Questa visita del maresciallo non era per me la più importante, lo era bensì quella del barone Du-Beyne, che è il referendario delli affari d'Italia sotto il conte di Kaunitz. Volevo prevenirlo della supplica fatta al ministro per essere appoggiato al quartier generale, e ringraziando lui pure del passato, pregarlo a sollecitare la decisione, affine di poter sollecitamente andare al campo. pregai il Damiani, che è l’agente dei nostri fermieri generali, il quale mi presentò al signor Du-Beyne.

Questi ha l'aria veramente d'un ebreo ringentilito, e la sua moglie pare una Rebecca, tutta la famiglia mi sembra malsana, il referendario è uomo d'una studiata civiltà automatica, che tiene più al cerimoniale che alla cortesia dell'animo. Mi ha accolto assai bene, ma avendogli il Damiani detto, non so a qual proposito, ch'io fossi dedito alla lettura, il referendario mi ha chiesto quali libri avessi letti. Veramente una tal domanda è così impensata ed imbarazzante, che in riscontro gli dissi che il signor Damiani mi faceva un onore che io non meritavo. Vedete s'io ho ragione di chiamare la civiltà sua un cerimoniale, non una cortesia. Che giova a me che uno mi accompagni per più stanze con molte riverenze, quando mi pone indiscretamente nella scelta o di fare il ciarlatano colla lista dei libri da me veduti, o di fare la umiliante figura di un discepolo che va all'esame?
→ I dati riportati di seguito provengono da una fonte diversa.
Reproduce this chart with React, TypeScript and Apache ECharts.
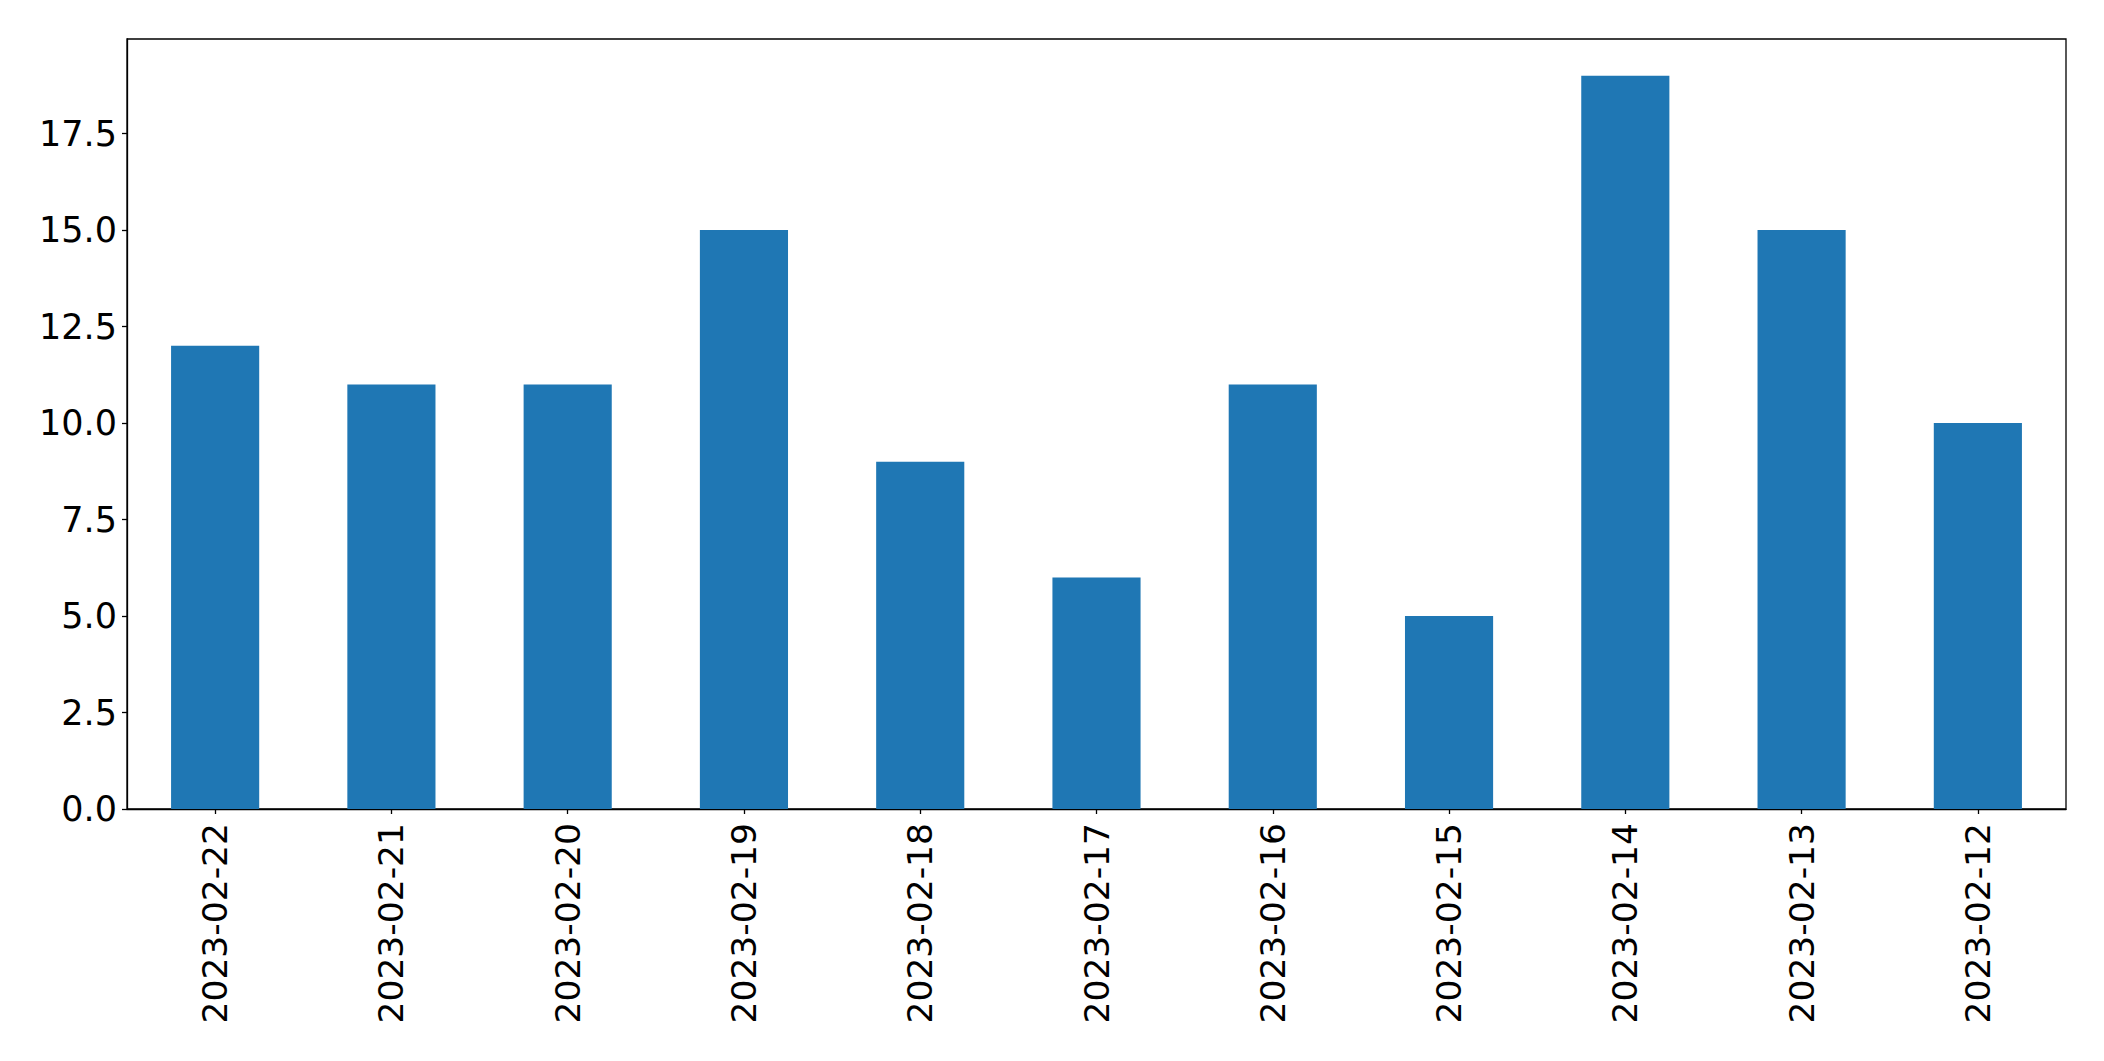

Ma qui non se ne avvede chi fa di queste interrogazioni d'essere inofficioso, e conviene, come dissi, obliviscere populum tuum et domum patris tui, e livellarsi alla meglio senza a prendere a male delle sgarbatezze che vengono fatte non per offesa, ma per mancanza di riflessione. Il punto sta che bisogna guardarsi bene di non seccare il ministro, perché facilmente gli si diventa antipatico, e altronde io vorrei uscire dalla incertezza, ed avere la decisione se potrò o non potrò andare al quartier generale. La stagione è già avanzata, e non vorrei che accadesse un fatto d'armi frattanto ch'io sono in Vienna. L'ordine generale di Sua Maestà è che non si ammettono volontarii al quartier generale, ma quest'ordine è emanato perché nelle campagne passate era troppo grande il numero dei Moscoviti, Polacchi ed altri d'ogni nazione, i quali, non essendo al servizio, facevano da volontarii appresso il maresciallo Daun, che si trovò imbarazzato pei foraggi e viveri di questa inutile moltitudine. Io sono al servizio, e su questo spero una eccezione in favor mio. Non costerà al ministro che una lettera, avuta la quale, parto. Frattanto io mi lascerò regolarmente vedere tutte le sere dal ministro a ciò che si sovvenga di me senza che io l'importuni.

Ho preso un cameriere e un servitore e mi trovo meglio col lasciare il bisbetico Giuseppe a custodire la casa. Subito che avrò da darvi mie nuove le avrete. Vi abbraccio.